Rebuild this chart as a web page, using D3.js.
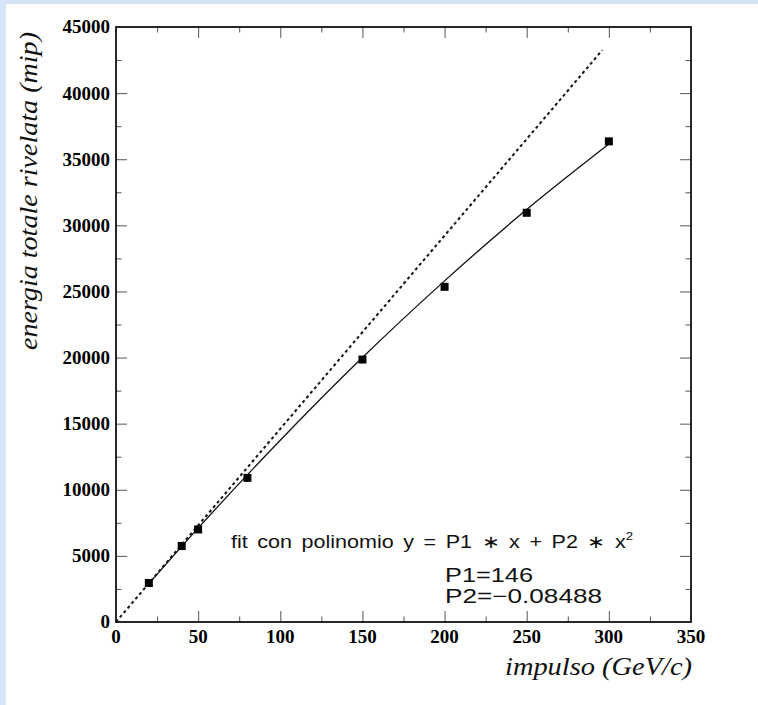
<!DOCTYPE html>
<html>
<head>
<meta charset="utf-8">
<script src="https://cdn.jsdelivr.net/npm/d3@7"></script>
<style>
  body { margin: 0; background: #d5e5f6; }
  svg { display: block; }
</style>
</head>
<body>
<div id="chart"></div>
<script>
// measured points: impulso (GeV/c) vs energia totale rivelata (mip)
var momentum = [20, 40, 50, 80, 150, 200, 250, 300];
var energy = [2950, 5750, 7000, 10900, 19850, 25350, 30950, 36350];

// fitted polynomial curve
var fitX = [20, 50, 100, 150, 200, 250, 300];
var fitY = [2900, 7100, 13750, 20000, 25800, 31200, 36150];

// dashed straight line (linear term only)
var lineX = [0, 296];
var lineY = [0, 43250];

var xTicks = [0, 50, 100, 150, 200, 250, 300, 350];
var yTicks = [0, 5000, 10000, 15000, 20000, 25000, 30000, 35000, 40000, 45000];

var fitLabel = "fit con polinomio y = P1 \u2217 x + P2 \u2217 x";
var paramLabels = ["P1=146", "P2=\u22120.08488"];

var svgWidth = 758;
var svgHeight = 705;

var margin = { top: 27, right: 67, bottom: 83, left: 116 };
var width = svgWidth - margin.left - margin.right;
var height = svgHeight - margin.top - margin.bottom;

var svg = d3.select("#chart")
  .append("svg")
  .attr("width", svgWidth)
  .attr("height", svgHeight);

// light blue page with white sheet
svg.append("rect")
  .attr("width", svgWidth).attr("height", svgHeight)
  .attr("fill", "#d5e5f6");
svg.append("rect")
  .attr("x", 6).attr("y", 4)
  .attr("width", svgWidth - 6).attr("height", svgHeight - 4)
  .attr("fill", "#ffffff");

var chartGroup = svg.append("g")
  .attr("transform", `translate(${margin.left}, ${margin.top})`);

var xScale = d3.scaleLinear().domain([0, 350]).range([0, width]);
var yScale = d3.scaleLinear().domain([0, 45000]).range([height, 0]);

var xMinor = d3.range(0, 351, 25).filter(d => d % 50 !== 0);
var yMinor = d3.range(0, 45001, 2500).filter(d => d % 5000 !== 0);

function tickStyle(g) {
  g.select(".domain").remove();
  g.selectAll(".tick line").attr("stroke", "#555").attr("stroke-width", 1);
}

// inward ticks on all four sides
chartGroup.append("g")
  .attr("transform", `translate(0, ${height})`)
  .call(d3.axisTop(xScale).tickValues(xTicks.slice(1, -1)).tickSize(11).tickFormat(""))
  .call(tickStyle);
chartGroup.append("g")
  .attr("transform", `translate(0, ${height})`)
  .call(d3.axisTop(xScale).tickValues(xMinor).tickSize(5.5).tickFormat(""))
  .call(tickStyle);
chartGroup.append("g")
  .call(d3.axisBottom(xScale).tickValues(xTicks.slice(1, -1)).tickSize(11).tickFormat(""))
  .call(tickStyle);
chartGroup.append("g")
  .call(d3.axisBottom(xScale).tickValues(xMinor).tickSize(5.5).tickFormat(""))
  .call(tickStyle);

chartGroup.append("g")
  .call(d3.axisRight(yScale).tickValues(yTicks.slice(1, -1)).tickSize(11).tickFormat(""))
  .call(tickStyle);
chartGroup.append("g")
  .call(d3.axisRight(yScale).tickValues(yMinor).tickSize(5.5).tickFormat(""))
  .call(tickStyle);
chartGroup.append("g")
  .attr("transform", `translate(${width}, 0)`)
  .call(d3.axisLeft(yScale).tickValues(yTicks.slice(1, -1)).tickSize(11).tickFormat(""))
  .call(tickStyle);
chartGroup.append("g")
  .attr("transform", `translate(${width}, 0)`)
  .call(d3.axisLeft(yScale).tickValues(yMinor).tickSize(5.5).tickFormat(""))
  .call(tickStyle);

// frame
chartGroup.append("rect")
  .attr("width", width).attr("height", height)
  .attr("fill", "none")
  .attr("stroke", "#111")
  .attr("stroke-width", 1.8);

// tick labels
chartGroup.selectAll(".xlab")
  .data(xTicks)
  .enter()
  .append("text")
  .attr("x", d => xScale(d))
  .attr("y", height + 21)
  .attr("text-anchor", "middle")
  .attr("font-family", "Liberation Serif, Times New Roman, serif")
  .attr("font-weight", "bold")
  .attr("font-size", "19px")
  .text(d => d);

chartGroup.selectAll(".ylab")
  .data(yTicks)
  .enter()
  .append("text")
  .attr("x", -6)
  .attr("y", d => yScale(d))
  .attr("dy", "0.34em")
  .attr("text-anchor", "end")
  .attr("font-family", "Liberation Serif, Times New Roman, serif")
  .attr("font-weight", "bold")
  .attr("font-size", "19px")
  .text(d => d);

// dashed linear line
var linePts = lineX.map((x, i) => [x, lineY[i]]);
chartGroup.append("path")
  .datum(linePts)
  .attr("d", d3.line().x(d => xScale(d[0])).y(d => yScale(d[1])))
  .attr("fill", "none")
  .attr("stroke", "#111")
  .attr("stroke-width", 2)
  .attr("stroke-dasharray", "3,3");

// fit curve
var fitPts = fitX.map((x, i) => [x, fitY[i]]);
chartGroup.append("path")
  .datum(fitPts)
  .attr("d", d3.line().curve(d3.curveMonotoneX).x(d => xScale(d[0])).y(d => yScale(d[1])))
  .attr("fill", "none")
  .attr("stroke", "#111")
  .attr("stroke-width", 1.3);

// markers
var pts = momentum.map((x, i) => [x, energy[i]]);
chartGroup.selectAll(".pt")
  .data(pts)
  .enter()
  .append("rect")
  .attr("x", d => xScale(d[0]) - 4)
  .attr("y", d => yScale(d[1]) - 4)
  .attr("width", 8)
  .attr("height", 8)
  .attr("fill", "#000");

// fit annotation
var fitText = svg.append("text")
  .attr("x", 231)
  .attr("y", 548)
  .attr("font-family", "Liberation Sans, Arial, sans-serif")
  .attr("font-size", "18px")
  .attr("word-spacing", "3px")
  .attr("fill", "#111");
fitText.append("tspan").text(fitLabel);
fitText.append("tspan")
  .attr("font-size", "11px")
  .attr("dy", "-8")
  .text("2");
fitText.attr("textLength", 402).attr("lengthAdjust", "spacingAndGlyphs");

svg.selectAll(".param")
  .data(paramLabels)
  .enter()
  .append("text")
  .attr("x", 445)
  .attr("y", (d, i) => 582 + i * 21)
  .attr("font-family", "Liberation Sans, Arial, sans-serif")
  .attr("font-size", "20px")
  .attr("fill", "#111")
  .attr("textLength", (d, i) => i === 0 ? 88 : 157)
  .attr("lengthAdjust", "spacingAndGlyphs")
  .text(d => d);

// axis titles
svg.append("text")
  .attr("x", 505)
  .attr("y", 675)
  .attr("font-family", "Liberation Serif, Times New Roman, serif")
  .attr("font-style", "italic")
  .attr("font-size", "25px")
  .attr("fill", "#111")
  .attr("textLength", 187)
  .attr("lengthAdjust", "spacingAndGlyphs")
  .text("impulso (GeV/c)");

svg.append("text")
  .attr("transform", "translate(37, 350) rotate(-90)")
  .attr("font-family", "Liberation Serif, Times New Roman, serif")
  .attr("font-style", "italic")
  .attr("font-size", "25px")
  .attr("fill", "#111")
  .attr("textLength", 318)
  .attr("lengthAdjust", "spacingAndGlyphs")
  .text("energia totale rivelata (mip)");
</script>
</body>
</html>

▶ _What to do_: Make an exact copy of the whole listing, but don't bring over any pictures.

▶ _Task solution_:
Rebuild this chart as a web page, using D3.js.
<!DOCTYPE html>
<html>
<head>
<meta charset="utf-8">
<script src="https://cdn.jsdelivr.net/npm/d3@7"></script>
<style>
  body { margin: 0; background: #d5e5f6; }
  svg { display: block; }
</style>
</head>
<body>
<div id="chart"></div>
<script>
// measured points: impulso (GeV/c) vs energia totale rivelata (mip)
var momentum = [20, 40, 50, 80, 150, 200, 250, 300];
var energy = [2950, 5750, 7000, 10900, 19850, 25350, 30950, 36350];

// fitted polynomial curve
var fitX = [20, 50, 100, 150, 200, 250, 300];
var fitY = [2900, 7100, 13750, 20000, 25800, 31200, 36150];

// dashed straight line (linear term only)
var lineX = [0, 296];
var lineY = [0, 43250];

var xTicks = [0, 50, 100, 150, 200, 250, 300, 350];
var yTicks = [0, 5000, 10000, 15000, 20000, 25000, 30000, 35000, 40000, 45000];

var fitLabel = "fit con polinomio y = P1 \u2217 x + P2 \u2217 x";
var paramLabels = ["P1=146", "P2=\u22120.08488"];

var svgWidth = 758;
var svgHeight = 705;

var margin = { top: 27, right: 67, bottom: 83, left: 116 };
var width = svgWidth - margin.left - margin.right;
var height = svgHeight - margin.top - margin.bottom;

var svg = d3.select("#chart")
  .append("svg")
  .attr("width", svgWidth)
  .attr("height", svgHeight);

// light blue page with white sheet
svg.append("rect")
  .attr("width", svgWidth).attr("height", svgHeight)
  .attr("fill", "#d5e5f6");
svg.append("rect")
  .attr("x", 6).attr("y", 4)
  .attr("width", svgWidth - 6).attr("height", svgHeight - 4)
  .attr("fill", "#ffffff");

var chartGroup = svg.append("g")
  .attr("transform", `translate(${margin.left}, ${margin.top})`);

var xScale = d3.scaleLinear().domain([0, 350]).range([0, width]);
var yScale = d3.scaleLinear().domain([0, 45000]).range([height, 0]);

var xMinor = d3.range(0, 351, 25).filter(d => d % 50 !== 0);
var yMinor = d3.range(0, 45001, 2500).filter(d => d % 5000 !== 0);

function tickStyle(g) {
  g.select(".domain").remove();
  g.selectAll(".tick line").attr("stroke", "#555").attr("stroke-width", 1);
}

// inward ticks on all four sides
chartGroup.append("g")
  .attr("transform", `translate(0, ${height})`)
  .call(d3.axisTop(xScale).tickValues(xTicks.slice(1, -1)).tickSize(11).tickFormat(""))
  .call(tickStyle);
chartGroup.append("g")
  .attr("transform", `translate(0, ${height})`)
  .call(d3.axisTop(xScale).tickValues(xMinor).tickSize(5.5).tickFormat(""))
  .call(tickStyle);
chartGroup.append("g")
  .call(d3.axisBottom(xScale).tickValues(xTicks.slice(1, -1)).tickSize(11).tickFormat(""))
  .call(tickStyle);
chartGroup.append("g")
  .call(d3.axisBottom(xScale).tickValues(xMinor).tickSize(5.5).tickFormat(""))
  .call(tickStyle);

chartGroup.append("g")
  .call(d3.axisRight(yScale).tickValues(yTicks.slice(1, -1)).tickSize(11).tickFormat(""))
  .call(tickStyle);
chartGroup.append("g")
  .call(d3.axisRight(yScale).tickValues(yMinor).tickSize(5.5).tickFormat(""))
  .call(tickStyle);
chartGroup.append("g")
  .attr("transform", `translate(${width}, 0)`)
  .call(d3.axisLeft(yScale).tickValues(yTicks.slice(1, -1)).tickSize(11).tickFormat(""))
  .call(tickStyle);
chartGroup.append("g")
  .attr("transform", `translate(${width}, 0)`)
  .call(d3.axisLeft(yScale).tickValues(yMinor).tickSize(5.5).tickFormat(""))
  .call(tickStyle);

// frame
chartGroup.append("rect")
  .attr("width", width).attr("height", height)
  .attr("fill", "none")
  .attr("stroke", "#111")
  .attr("stroke-width", 1.8);

// tick labels
chartGroup.selectAll(".xlab")
  .data(xTicks)
  .enter()
  .append("text")
  .attr("x", d => xScale(d))
  .attr("y", height + 21)
  .attr("text-anchor", "middle")
  .attr("font-family", "Liberation Serif, Times New Roman, serif")
  .attr("font-weight", "bold")
  .attr("font-size", "19px")
  .text(d => d);

chartGroup.selectAll(".ylab")
  .data(yTicks)
  .enter()
  .append("text")
  .attr("x", -6)
  .attr("y", d => yScale(d))
  .attr("dy", "0.34em")
  .attr("text-anchor", "end")
  .attr("font-family", "Liberation Serif, Times New Roman, serif")
  .attr("font-weight", "bold")
  .attr("font-size", "19px")
  .text(d => d);

// dashed linear line
var linePts = lineX.map((x, i) => [x, lineY[i]]);
chartGroup.append("path")
  .datum(linePts)
  .attr("d", d3.line().x(d => xScale(d[0])).y(d => yScale(d[1])))
  .attr("fill", "none")
  .attr("stroke", "#111")
  .attr("stroke-width", 2)
  .attr("stroke-dasharray", "3,3");

// fit curve
var fitPts = fitX.map((x, i) => [x, fitY[i]]);
chartGroup.append("path")
  .datum(fitPts)
  .attr("d", d3.line().curve(d3.curveMonotoneX).x(d => xScale(d[0])).y(d => yScale(d[1])))
  .attr("fill", "none")
  .attr("stroke", "#111")
  .attr("stroke-width", 1.3);

// markers
var pts = momentum.map((x, i) => [x, energy[i]]);
chartGroup.selectAll(".pt")
  .data(pts)
  .enter()
  .append("rect")
  .attr("x", d => xScale(d[0]) - 4)
  .attr("y", d => yScale(d[1]) - 4)
  .attr("width", 8)
  .attr("height", 8)
  .attr("fill", "#000");

// fit annotation
var fitText = svg.append("text")
  .attr("x", 231)
  .attr("y", 548)
  .attr("font-family", "Liberation Sans, Arial, sans-serif")
  .attr("font-size", "18px")
  .attr("word-spacing", "3px")
  .attr("fill", "#111");
fitText.append("tspan").text(fitLabel);
fitText.append("tspan")
  .attr("font-size", "11px")
  .attr("dy", "-8")
  .text("2");
fitText.attr("textLength", 402).attr("lengthAdjust", "spacingAndGlyphs");

svg.selectAll(".param")
  .data(paramLabels)
  .enter()
  .append("text")
  .attr("x", 445)
  .attr("y", (d, i) => 582 + i * 21)
  .attr("font-family", "Liberation Sans, Arial, sans-serif")
  .attr("font-size", "20px")
  .attr("fill", "#111")
  .attr("textLength", (d, i) => i === 0 ? 88 : 157)
  .attr("lengthAdjust", "spacingAndGlyphs")
  .text(d => d);

// axis titles
svg.append("text")
  .attr("x", 505)
  .attr("y", 675)
  .attr("font-family", "Liberation Serif, Times New Roman, serif")
  .attr("font-style", "italic")
  .attr("font-size", "25px")
  .attr("fill", "#111")
  .attr("textLength", 187)
  .attr("lengthAdjust", "spacingAndGlyphs")
  .text("impulso (GeV/c)");

svg.append("text")
  .attr("transform", "translate(37, 350) rotate(-90)")
  .attr("font-family", "Liberation Serif, Times New Roman, serif")
  .attr("font-style", "italic")
  .attr("font-size", "25px")
  .attr("fill", "#111")
  .attr("textLength", 318)
  .attr("lengthAdjust", "spacingAndGlyphs")
  .text("energia totale rivelata (mip)");
</script>
</body>
</html>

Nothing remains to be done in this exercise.